Fermat paid attention to this aspect and was the first to notice even then, that science had no roots to support it as a whole. Simply put, the logical constructions used in solving specific problems do not have a solid support that determines the way, in which each separate branch of knowledge exists. If there is no such support, then science has no protection from the appearance of all kinds of ghosts taken as real entities. The Basic or as it is also called Fundamental Theorem of arithmetic is a vivid for it example. It would seem, what is simpler, one needs only to accept as an unchangeable rule that the numbers can be either natural ones or derived from them. Anything that does not obey this rule cannot be a number. Given that arithmetic is the only science that no other science can do without, it can be stated that all science cannot do without BTA at all! But science itself is not even aware of the fact that BTA is still not proven. And how do you think why? … This is because science simply does not know what is a number!!!

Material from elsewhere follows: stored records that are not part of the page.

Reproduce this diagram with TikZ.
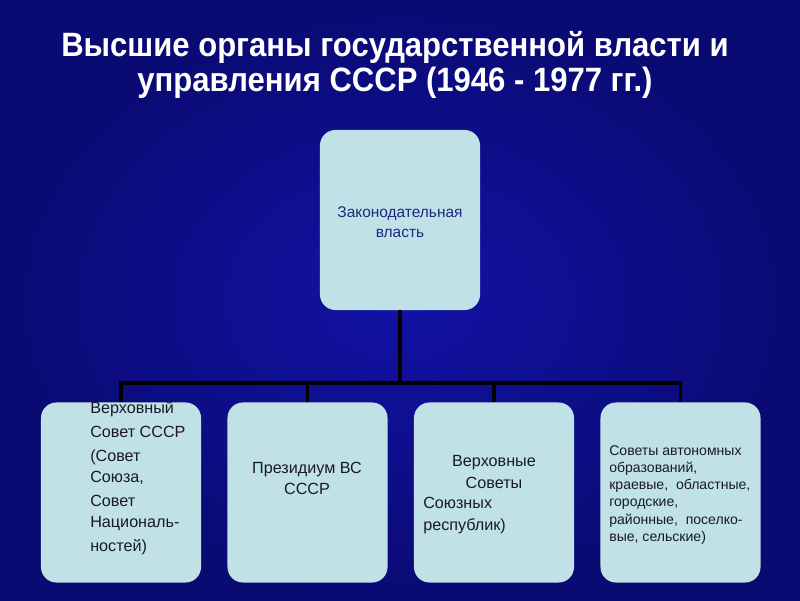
\documentclass[tikz,border=0pt]{standalone}
\usepackage{fontspec}
\setmainfont{Liberation Sans}
\newfontfamily\titlefont[FakeStretch=0.92]{Liberation Sans}
\usepackage{tikz}
\usetikzlibrary{positioning}

\definecolor{bgblue}{RGB}{18,18,165}
\definecolor{bgdark}{RGB}{10,10,115}
\definecolor{boxfill}{RGB}{192,226,230}
\definecolor{boxtext}{RGB}{25,25,40}
\definecolor{navytext}{RGB}{28,40,130}

\begin{document}
\begin{tikzpicture}[x=0.025cm, y=0.025cm,
    box/.style = {fill=boxfill, rounded corners=11pt, minimum width=4cm, minimum height=4.5cm, inner sep=0pt},
    conn/.style = {line width=2.6pt, black},
    txt/.style = {text=boxtext, font=\fontsize{11.5}{15}\selectfont, inner sep=0pt}]
    % background
    \shade[inner color=bgblue, outer color=bgdark] (0,0) rectangle (800,600);
    \useasboundingbox (0,0) rectangle (800,600);
    % title
    \node[text=white, font=\titlefont\bfseries\fontsize{24}{25}\selectfont, align=center] (title) at (395,535) {Высшие органы государственной власти и\\ управления СССР (1946 - 1977 гг.)};
    % boxes
    \node[box] (top) at (400,380) {};
    \node[box] (b1) at (121,107.5) {};
    \node[box] (b2) at (307.5,107.5) {};
    \node[box] (b3) at (494,107.5) {};
    \node[box] (b4) at (680.5,107.5) {};
    \coordinate (bus) at (400,217);
    % connectors
    \draw[conn] (top.south) -- (bus);
    \foreach \b in {b1,b2,b3,b4}
        \draw[conn] (bus) -| (\b.north);
    % texts
    \node[txt, text=navytext, font=\fontsize{11}{14}\selectfont, align=center] (toptxt) at (top) [yshift=-0.05cm] {Законодательная\\ власть};
    \node[txt, align=left, anchor=north west] (t1) at (90,199) {Верховный\\[2pt] Совет СССР\\[2pt] (Совет\\ Союза,\\[2pt] Совет\\ Националь-\\[2pt] ностей)};
    \node[txt, align=center] (t2) at (307,122) {Президиум ВС\\ СССР};
    \node[txt, align=center, anchor=base] (t3a) at (494,112) {Верховные\\ Советы};
    \node[txt, align=left, anchor=base west] (t3b) at (423,70) {Союзных\\ республик)};
    \node[txt, font=\fontsize{10}{12.3}\selectfont, align=left, anchor=north west] (t4) at (609,155) {Советы автономных\\ образований,\\ краевые,\ \ областные,\\ городские,\\ районные,\ \ поселко-\\ вые, сельские)};
\end{tikzpicture}
\end{document}
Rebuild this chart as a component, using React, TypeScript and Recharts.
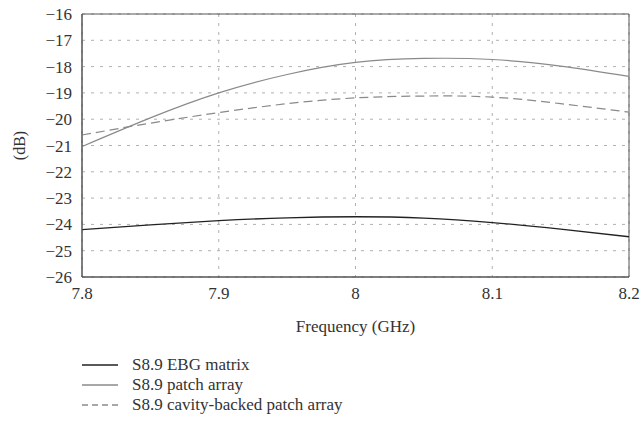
import React from "react";
import {
  LineChart,
  Line,
  XAxis,
  YAxis,
  CartesianGrid,
  ReferenceArea
} from "recharts";

const freqs = [7.8, 7.85, 7.9, 7.95, 8.0, 8.05, 8.1, 8.15, 8.2];
const ebgMatrix = [-24.2, -24.02, -23.86, -23.75, -23.71, -23.76, -23.93, -24.18, -24.47];
const patchArray = [-21.04, -19.95, -19.0, -18.3, -17.84, -17.69, -17.73, -17.98, -18.37];
const cavityBacked = [-20.6, -20.15, -19.75, -19.41, -19.19, -19.12, -19.16, -19.41, -19.73];

const xTicks = [7.8, 7.9, 8, 8.1, 8.2];
const yTicks = [-26, -25, -24, -23, -22, -21, -20, -19, -18, -17, -16];

const legendItems = [
  { name: "S8.9 EBG matrix", color: "#222", dash: "" },
  { name: "S8.9 patch array", color: "#8a8a8a", dash: "" },
  { name: "S8.9 cavity-backed patch array", color: "#8a8a8a", dash: "6 4" }
];

const font = "'Liberation Serif', 'DejaVu Serif', serif";

const data = freqs.map((f, i) => ({
  f,
  ebg: ebgMatrix[i],
  patch: patchArray[i],
  cavity: cavityBacked[i]
}));

const fmtY = (v: number) => String(v).replace("-", "\u2212");

const DbLabel = (props: any) => {
  const vb = props.viewBox || { x: 0, y: 0, width: 0, height: 0 };
  const cx = 19;
  const cy = vb.y + vb.height / 2;
  return (
    <text
      x={cx}
      y={cy}
      transform={`rotate(-90 ${cx} ${cy})`}
      textAnchor="middle"
      dominantBaseline="central"
      style={{ fontFamily: font }}
      fontSize={16}
      fill="#333"
    >
      (dB)
    </text>
  );
};

const App = () => {
  return (
    <div style={{ position: "absolute", left: 0, top: 0, width: 641, height: 423, background: "#fff", fontFamily: font }}>
      <LineChart
        width={641}
        height={423}
        data={data}
        margin={{ top: 14, right: 12, left: 0, bottom: 86 }}
        style={{ fontFamily: font }}
      >
        <CartesianGrid stroke="#b0b0b0" strokeDasharray="3 6" />
        <XAxis
          dataKey="f"
          type="number"
          domain={[7.8, 8.2]}
          ticks={xTicks}
          tickFormatter={(v: number) => String(v)}
          height={60}
          tickLine={false}
          tickMargin={4}
          axisLine={{ stroke: "#555" }}
          tick={{ fill: "#333", fontSize: 17, style: { fontFamily: font } }}
          label={{ value: "Frequency (GHz)", position: "insideBottom", offset: 5, fill: "#333", fontSize: 17, style: { fontFamily: font } }}
        />
        <YAxis
          type="number"
          domain={[-26, -16]}
          ticks={yTicks}
          width={82}
          tickLine={false}
          tickMargin={4}
          interval={0}
          tickFormatter={fmtY}
          axisLine={{ stroke: "#555" }}
          tick={{ fill: "#333", fontSize: 17, style: { fontFamily: font } }}
          label={<DbLabel />}
        />
        <Line type="natural" dataKey="cavity" stroke="#8a8a8a" strokeWidth={1.2} strokeDasharray="9 5" dot={false} isAnimationActive={false} />
        <Line type="natural" dataKey="patch" stroke="#8a8a8a" strokeWidth={1.2} dot={false} isAnimationActive={false} />
        <Line type="natural" dataKey="ebg" stroke="#222" strokeWidth={1.3} dot={false} isAnimationActive={false} />
        <ReferenceArea x1={7.8} x2={8.2} y1={-26} y2={-16} fill="none" fillOpacity={0} stroke="#555" strokeWidth={1} />
      </LineChart>
      <div style={{ position: "absolute", left: 82, top: 355, fontFamily: font, fontSize: 17, color: "#333" }}>
        {legendItems.map((it) => (
          <div key={it.name} style={{ display: "flex", alignItems: "center", height: 20 }}>
            <svg width={36} height={10} style={{ marginRight: 14 }}>
              <line x1={0} y1={5} x2={36} y2={5} stroke={it.color} strokeWidth={1.3} strokeDasharray={it.dash || undefined} />
            </svg>
            <span>{it.name}</span>
          </div>
        ))}
      </div>
    </div>
  );
};

export default App;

Even to people far from science, this obvious fact can make a shocking impression. Then the question obviously arises: if science does not know even this, then what can it generally know? In this book we’ll explain what the difficulty is here and suggest a solution to this problem. This immediately draws the need for axioms and basic properties of numbers, which were also previously known, but in a very different understanding. After the definition the notion of number and axiomatics, proof of the BTA is required, since otherwise, most of the other theorems simply could not be proven.